Our data, which is publicly available on nature.com, contains product carbon footprints (PCFs) for various companies. PCFs are the greenhouse gas emissions attributable to a given product, measured in CO<sub>2</sub> (carbon dioxide equivalent).
<!--https://www.nature.com/articles/s41597-022-01178-9-->

This data is stored in a PostgreSQL database containing one table, `product_emissions`, which looks at PCFs by product as well as the stage of production that these emissions occurred. Here's a snapshot of what `product_emissions` contains in each column:

### `product_emissions`

| field                              | data type |
|------------------------------------|-----------|
| `id`                                 | `VARCHAR`   |
| `year`                               | `INT`       |
| `product_name`                       | `VARCHAR`   |
| `company`                            | `VARCHAR`   |
| `country`                            | `VARCHAR`   |
| `industry_group`                     | `VARCHAR`   |
| `weight_kg`                          | `NUMERIC`   |
| `carbon_footprint_pcf`               | `NUMERIC`   |
| `upstream_percent_total_pcf`         | `VARCHAR`   |
| `operations_percent_total_pcf`       | `VARCHAR`   |
| `downstream_percent_total_pcf`       | `VARCHAR`   |

You'll use this data to examine the carbon footprint of each industry in the dataset! 

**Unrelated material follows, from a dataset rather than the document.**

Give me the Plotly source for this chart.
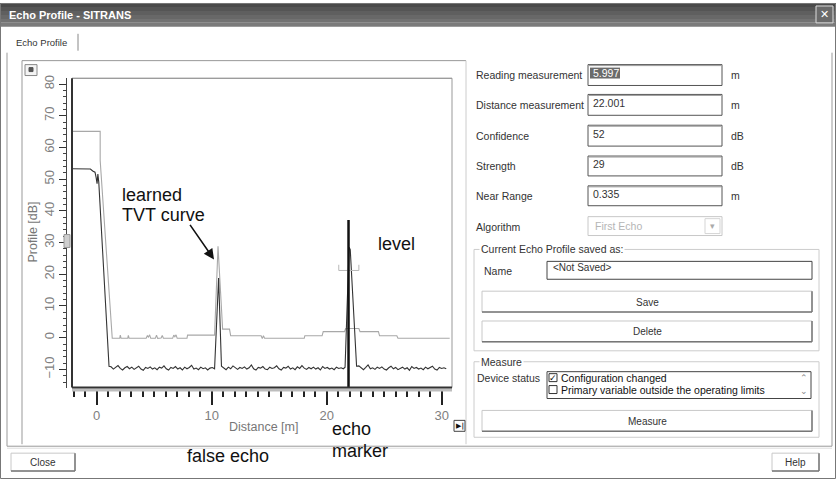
import plotly.graph_objects as go

# ---------------- data ----------------
# learned TVT curve (light grey)
tvt_distance = [-2.15, 0.3, 0.3, 1.35, 2.0, 2.05, 2.12, 2.7, 2.75, 2.82, 4.3, 4.4, 4.5, 4.6, 4.7,
                5.1, 5.2, 5.3, 5.6, 5.7, 5.8, 6.6, 6.7, 6.8, 6.9, 7.0, 7.85, 7.9, 10.25, 10.55,
                10.95, 11.55, 11.65, 14.3, 14.4, 14.5, 14.6, 18.05, 18.1, 19.6, 19.7, 21.55,
                21.65, 22.8, 22.9, 24.5, 24.6, 26.1, 26.2, 30.7]
tvt_db = [65.1, 65.1, 56.0, -0.2, -0.2, 0.8, -0.2, -0.2, 0.7, -0.2, -0.2, 0.6, 0.2, 0.9, -0.2,
          -0.2, 0.8, -0.2, -0.1, 0.7, -0.2, -0.2, 0.8, 0.3, 0.9, -0.2, -0.2, 0.8, 0.8, 28.8,
          2.7, 2.7, 0.6, 0.6, -0.3, 0.6, -0.2, -0.2, 0.6, 0.6, 1.9, 1.9,
          2.9, 2.9, 1.9, 1.9, 0.6, 0.6, -0.2, -0.2]

# echo profile (dark grey), in segments
echo_start_distance = [-2.15, -0.55, -0.35, -0.15, -0.05, 0.03, 0.1, 0.18, 1.07]
echo_start_db = [53.3, 53.2, 52.6, 52.2, 50.5, 48.6, 51.6, 49.0, -9.0]

echo_seg_a_distance = [1.25, 1.45, 1.65, 1.85, 2.05, 2.25, 2.45, 2.65, 2.85, 3.05,
                       3.25, 3.45, 3.65, 3.85, 4.05, 4.25, 4.45, 4.65, 4.85, 5.05,
                       5.25, 5.45, 5.65, 5.85, 6.05, 6.25, 6.45, 6.65, 6.85, 7.05,
                       7.25, 7.45, 7.65, 7.85, 8.05, 8.25, 8.45, 8.65, 8.85, 9.05,
                       9.25, 9.45, 9.65, 9.85, 10.05, 10.25]
echo_seg_a_db = [-9.2, -9.9, -9.4, -8.8, -9.7, -10.2, -9.5, -9.1, -9.8, -9.3,
                 -10.0, -9.6, -9.0, -9.9, -10.3, -9.4, -9.7, -9.2, -9.9, -9.5,
                 -10.1, -9.3, -9.6, -8.9, -9.8, -10.2, -9.4, -9.7, -9.1, -9.9,
                 -9.5, -10.2, -9.3, -9.8, -9.4, -8.7, -9.9, -9.6, -10.1, -9.3,
                 -9.8, -9.5, -10.2, -9.6, -9.4, -9.8]

false_echo_distance = [10.6, 10.85]
false_echo_db = [18.8, -9.0]

echo_seg_b_distance = [11.05, 11.25, 11.45, 11.65, 11.85, 12.05, 12.25, 12.45, 12.65, 12.85,
                       13.05, 13.25, 13.45, 13.65, 13.85, 14.05, 14.25, 14.45, 14.65, 14.85,
                       15.05, 15.25, 15.45, 15.65, 15.85, 16.05, 16.25, 16.45, 16.65, 16.85,
                       17.05, 17.25, 17.45, 17.65, 17.85, 18.05, 18.25, 18.45, 18.65, 18.85,
                       19.05, 19.25, 19.45, 19.65, 19.85, 20.05, 20.25, 20.45, 20.65, 20.85,
                       21.05, 21.25, 21.45]
echo_seg_b_db = [-9.6, -10.1, -9.3, -9.8, -8.9, -9.5, -10.0, -9.4, -9.7, -9.2,
                 -9.9, -9.5, -8.6, -9.8, -10.2, -9.4, -9.6, -9.1, -9.9, -10.1,
                 -9.3, -9.7, -9.5, -8.9, -9.8, -10.2, -9.4, -9.6, -9.0, -9.9,
                 -9.5, -10.1, -9.2, -9.7, -8.8, -9.6, -10.0, -9.4, -9.8, -9.3,
                 -9.9, -9.5, -10.2, -9.1, -9.7, -9.4, -9.9, -9.6, -10.1, -9.3,
                 -9.7, -9.5, -9.8]

level_echo_distance = [21.6, 21.95, 22.05, 22.3, 22.6]
level_echo_db = [-9.3, 28.5, 27.8, 9.0, -9.0]

echo_seg_c_distance = [22.8, 23.0, 23.2, 23.4, 23.6, 23.8, 24.0, 24.2, 24.4, 24.6,
                       24.8, 25.0, 25.2, 25.4, 25.6, 25.8, 26.0, 26.2, 26.4, 26.6,
                       26.8, 27.0, 27.2, 27.4, 27.6, 27.8, 28.0, 28.2, 28.4, 28.6,
                       28.8, 29.0, 29.2, 29.4, 29.6, 29.8, 30.0, 30.2, 30.4]
echo_seg_c_db = [-8.9, -9.6, -10.1, -9.4, -8.6, -9.8, -9.5, -10.0, -9.3, -9.7,
                 -9.2, -9.9, -10.2, -9.5, -9.0, -9.8, -9.4, -10.1, -9.6, -9.3,
                 -9.9, -9.5, -10.3, -9.1, -9.7, -9.4, -9.9, -9.6, -10.1, -9.3,
                 -9.8, -9.5, -9.0, -9.9, -10.2, -9.4, -9.7, -9.5, -9.8]

echo_marker_distance = [21.9, 21.9]
echo_marker_db = [-15.74, 37.1]

window_bracket_distance = [21.05, 21.05, 22.8, 22.8]
window_bracket_db = [23.0, 21.2, 21.2, 23.0]

x_range = [-2.15, 30.9]
y_range = [-15.74, 81.85]

field_labels = ["Reading measurement", "Distance measurement", "Confidence", "Strength", "Near Range"]
field_values = ["5.997", "22.001", "52", "29", "0.335"]
field_units = ["m", "m", "dB", "dB", "m"]

echo_distance = (echo_start_distance + echo_seg_a_distance + false_echo_distance +
                 echo_seg_b_distance + level_echo_distance + echo_seg_c_distance)
echo_db = (echo_start_db + echo_seg_a_db + false_echo_db + echo_seg_b_db +
           level_echo_db + echo_seg_c_db)
assert len(echo_distance) == len(echo_db)
assert len(tvt_distance) == len(tvt_db)

# ---------------- layout helpers (pixel -> paper) ----------------
W, H = 836, 479
def px(x): return x / W
def py(y): return 1 - y / H

UI = "Liberation Sans, Arial, sans-serif"
NARROW = "Liberation Sans Narrow, Arial Narrow, Liberation Sans, sans-serif"

shapes = []
annotations = []

def rect(x0, y0, x1, y1, line="#888", fill=None, w=1):
    shapes.append(dict(type="rect", xref="paper", yref="paper", x0=px(x0), x1=px(x1),
                       y0=py(y1), y1=py(y0), line=dict(color=line, width=w),
                       fillcolor=fill if fill else "rgba(0,0,0,0)", layer="above"))

def line(x0, y0, x1, y1, color="#888", w=1):
    shapes.append(dict(type="line", xref="paper", yref="paper", x0=px(x0), x1=px(x1),
                       y0=py(y0), y1=py(y1), line=dict(color=color, width=w), layer="above"))

def text(x, y, s, size=10.5, color="#333", anchor="left", font=UI, bg=None, angle=0):
    a = dict(x=px(x), y=py(y), xref="paper", yref="paper", text=s, showarrow=False,
             xanchor=anchor, yanchor="middle", textangle=angle,
             font=dict(family=font, size=size, color=color))
    if bg:
        a["bgcolor"] = bg
    annotations.append(a)

def button(x0, y0, x1, y1, label):
    rect(x0, y0, x1, y1, line="#c8c8c8", fill="#ffffff")
    line(x1, y0, x1, y1, "#777", 1.5)
    line(x0, y1, x1, y1, "#777", 1.5)
    text((x0 + x1) / 2, (y0 + y1) / 2 + 0.5, label, size=10, anchor="center")

# ---------------- window chrome ----------------
bands = ["#4a4a4a", "#555555", "#5f5f5f", "#686868", "#727272", "#7b7b7b"]
for i, c in enumerate(bands):
    rect(0, i * 4, W, i * 4 + 4, line=c, fill=c, w=0)
text(7, 12, "<b>Echo Profile - SITRANS</b>", size=11, color="#ffffff")
rect(816, 3, 833, 20, line="#dddddd", fill="#6a6a6a")
text(824.5, 11.5, "<b>✕</b>", size=11, color="#ffffff", anchor="center", font="DejaVu Sans")
rect(0.5, 0.5, W - 0.5, H - 0.5, line="#777", w=1)

# tab
text(14, 40, "Echo Profile", size=9.5)
line(78, 31, 78, 48, "#888", 1)
line(7, 50, 7, 446, "#999", 1)
line(832, 50, 832, 446, "#999", 1)
line(22, 58, 466, 58, "#999", 1)
line(22, 58, 22, 444, "#999", 1)
line(466, 58, 466, 444, "#ccc", 1)
line(7, 446, 832, 446, "#999", 1)
line(7, 448, 832, 448, "#ddd", 1)

button(11, 453, 75, 471, "Close")
button(772, 453, 819, 471, "Help")

# chart panel decorations
rect(25, 62, 37, 73, line="#888", fill="#f4f4f4")
rect(29, 65, 33, 69, line="#555", fill="#555")
rect(64, 233, 70, 246, line="#999", fill="#cfcfcf")
rect(454, 420, 465, 431, line="#444", fill="#ffffff")
text(459.5, 425.5, "<b>▶|</b>", size=7, color="#111", anchor="center", font="DejaVu Sans")

# plot frame
line(72, 75.7, 452, 75.7, "#777", 1)
line(452, 75.7, 452, 387, "#999", 1)
line(72, 75.7, 72, 387, "#333", 2)
rect(72, 388, 452, 391, line="#bdbdbd", fill="#bdbdbd", w=0)
line(72, 387, 452, 387, "#333", 2)

text(263, 427, "Distance [m]", size=12.5, color="#777", anchor="center")
text(33, 231, "Profile [dB]", size=12.5, color="#777", anchor="center", angle=-90)

# ---------------- right panel ----------------
rows_y = [(62, 83), (92, 113), (123, 144), (154, 174), (184, 204)]
for (lab, val, unit, (t, b)) in zip(field_labels, field_values, field_units, rows_y):
    text(474, (t + b) / 2, lab)
    rect(588, t, 722, b, line="#555", fill="#ffffff")
    line(589, t + 1, 721, t + 1, "#999", 1)
    if val == "5.997":
        rect(590, t + 3, 620, t + 14, line="#666", fill="#6b6b6b", w=0)
        text(591, t + 8.5, val, color="#ffffff")
    else:
        text(591, t + 8.5, val)
    text(729, (t + b) / 2, unit)

text(474, 225, "Algorithm")
rect(588, 215, 722, 234, line="#c8c8c8", fill="#ffffff")
rect(705, 217, 720, 232, line="#d5d5d5", fill="#ffffff")
text(712.5, 224.5, "▾", size=9, color="#aaa", anchor="center", font="DejaVu Sans")
text(593, 224.5, "First Echo", color="#b5b5b5")

# group box 1
rect(474, 248, 819, 350, line="#cccccc")
text(479, 248, "Current Echo Profile saved as:", bg="#ffffff")
text(482, 270, "Name")
rect(547, 260, 812, 278, line="#444", fill="#ffffff")
text(551, 266, "&lt;Not Saved&gt;", size=10)
button(482, 290, 812, 311, "Save")
button(482, 320, 812, 341, "Delete")

# group box 2
rect(474, 361, 819, 437, line="#cccccc")
text(479, 361, "Measure", bg="#ffffff")
text(475, 377, "Device status")
rect(547, 371, 811, 398, line="#444", fill="#ffffff")
rect(549, 373, 557, 381, line="#333", fill="#ffffff")
text(553, 377, "✓", size=9, color="#111", anchor="center", font="DejaVu Sans")
text(559, 377, "Configuration changed", color="#111")
rect(549, 385, 557, 393, line="#333", fill="#ffffff")
text(559, 389, "Primary variable outside the operating limits", color="#111")
text(804, 377, "⌃", size=9, color="#888", anchor="center", font="DejaVu Sans")
text(804, 390, "⌄", size=9, color="#888", anchor="center", font="DejaVu Sans")
button(482, 410, 812, 431, "Measure")

# ---------------- callout labels ----------------
CS = 18
text(120, 193, "learned", size=CS, color="#111", font=NARROW)
text(120, 213, "TVT curve", size=CS, color="#111", font=NARROW)
text(376, 243, "level", size=CS, color="#111", font=NARROW)
text(185, 456, "false echo", size=CS, color="#111", font=NARROW)
text(330, 429, "echo", size=CS, color="#111", font=NARROW)
text(330, 451, "marker", size=CS, color="#111", font=NARROW)

# ---------------- figure ----------------
fig = go.Figure()
fig.add_trace(go.Scatter(x=tvt_distance, y=tvt_db, mode="lines",
                         line=dict(color="#a8a8a8", width=1.1), hoverinfo="skip"))
fig.add_trace(go.Scatter(x=echo_distance, y=echo_db, mode="lines",
                         line=dict(color="#333333", width=1.1), hoverinfo="skip"))
fig.add_trace(go.Scatter(x=window_bracket_distance, y=window_bracket_db, mode="lines",
                         line=dict(color="#b8b8b8", width=1), hoverinfo="skip"))
fig.add_trace(go.Scatter(x=echo_marker_distance, y=echo_marker_db, mode="lines",
                         line=dict(color="#111111", width=2.5), hoverinfo="skip"))

annotations.append(dict(x=10.2, y=24.7, xref="x", yref="y", ax=-25, ay=-36,
                        showarrow=True, arrowhead=2, arrowsize=1.3, arrowwidth=1.6,
                        arrowcolor="#111", text=""))

fig.update_layout(
    width=W, height=H,
    margin=dict(l=0, r=0, t=0, b=0),
    paper_bgcolor="#ffffff", plot_bgcolor="#ffffff",
    showlegend=False,
    xaxis=dict(domain=[px(72), px(452)], range=x_range, anchor="y",
               showgrid=False, zeroline=False, showline=False,
               ticks="outside", ticklen=16, tickcolor="#222222", tickwidth=1.5,
               tickmode="linear", tick0=0, dtick=10,
               minor=dict(ticks="outside", ticklen=8, tickcolor="#222222", tickwidth=1.5,
                          dtick=1, tick0=0, showgrid=False),
               tickfont=dict(family=UI, size=13, color="#808080")),
    yaxis=dict(domain=[py(387), py(75.7)], range=y_range, anchor="free", position=px(66),
               showgrid=False, zeroline=False, showline=True, linecolor="#444", linewidth=1,
               ticks="outside", ticklen=7, tickcolor="#333333", tickwidth=1.2,
               tickmode="linear", tick0=0, dtick=10, tickangle=-90,
               minor=dict(ticks="outside", ticklen=3, tickcolor="#444444", tickwidth=1.2,
                          dtick=2, tick0=0, showgrid=False),
               tickfont=dict(family=UI, size=13, color="#808080")),
    shapes=shapes,
    annotations=annotations,
)

fig.write_html("out.html", config={"displayModeBar": False},
               post_script="document.body.style.margin='0';document.body.style.overflow='hidden';")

If you want to use a more advanced approach, you can use:

1. common table expressions (CTEs),
2. window functions, and
3. subqueries.

In [26]:
-- Goal: For the most recent year in the table, return (1) industry group,
-- (2) number of unique companies, and (3) total carbon footprint (rounded),
-- sorted from highest to lowest total footprint.

-- Create a CTE that adds a "recency rank" for each row
WITH product_emissions_filtered AS (
  	SELECT
    	industry_group,            
    	company,                   
    	carbon_footprint_pcf,      
    	year,                      
    	-- Rank rows by year, newest year first.
    	-- All rows from the most recent year will receive rank = 1.
    	RANK() OVER (ORDER BY year DESC) AS year_new
	FROM product_emissions
)

-- Aggregate results for only the most recent year
SELECT
	pef.industry_group,
	-- Count unique companies in each industry group
	COUNT(DISTINCT pef.company) AS num_companies,
	-- Sum total carbon footprint for the industry group and round to 1 decimal place
	ROUND(SUM(pef.carbon_footprint_pcf), 1) AS total_industry_footprint
FROM (
	-- Filter the CTE to keep only records from the most recent year (rank = 1)
	SELECT *
	FROM product_emissions_filtered
	WHERE year_new = 1
) AS pef
-- Aggregate per industry group
GROUP BY industry_group
-- Sort industries by total footprint (largest first)
ORDER BY total_industry_footprint DESC;

Unnamed: 0,industry_group,num_companies,total_industry_footprint
0,Materials,3,107129.0
1,Capital Goods,2,94942.7
2,Technology Hardware & Equipment,4,21865.1
3,"Food, Beverage & Tobacco",1,3161.5
4,Commercial & Professional Services,1,740.6
5,Software & Services,1,690.0


Or, if you want a more straightforward solution.

In [27]:
-- Goal: For the most recent year in the table, return (1) industry group,
-- (2) number of unique companies, and (3) total carbon footprint (rounded),
-- sorted from highest to lowest total footprint.
SELECT
	pe.industry_group,   
	-- Count unique companies in each industry group
	COUNT(DISTINCT pe.company) AS num_companies,

	-- Total carbon footprint for the industry (latest year), rounded to 1 decimal place
	ROUND(SUM(pe.carbon_footprint_pcf), 1) AS total_industry_footprint
FROM product_emissions AS pe
-- Keep only rows from the most recent year in the entire database
WHERE pe.year = (SELECT MAX(year) FROM product_emissions)
-- Aggregate per industry group
GROUP BY pe.industry_group
-- Sort industries by total footprint (largest first)
ORDER BY total_industry_footprint DESC;

Unnamed: 0,industry_group,num_companies,total_industry_footprint
0,Materials,3,107129.0
1,Capital Goods,2,94942.7
2,Technology Hardware & Equipment,4,21865.1
3,"Food, Beverage & Tobacco",1,3161.5
4,Commercial & Professional Services,1,740.6
5,Software & Services,1,690.0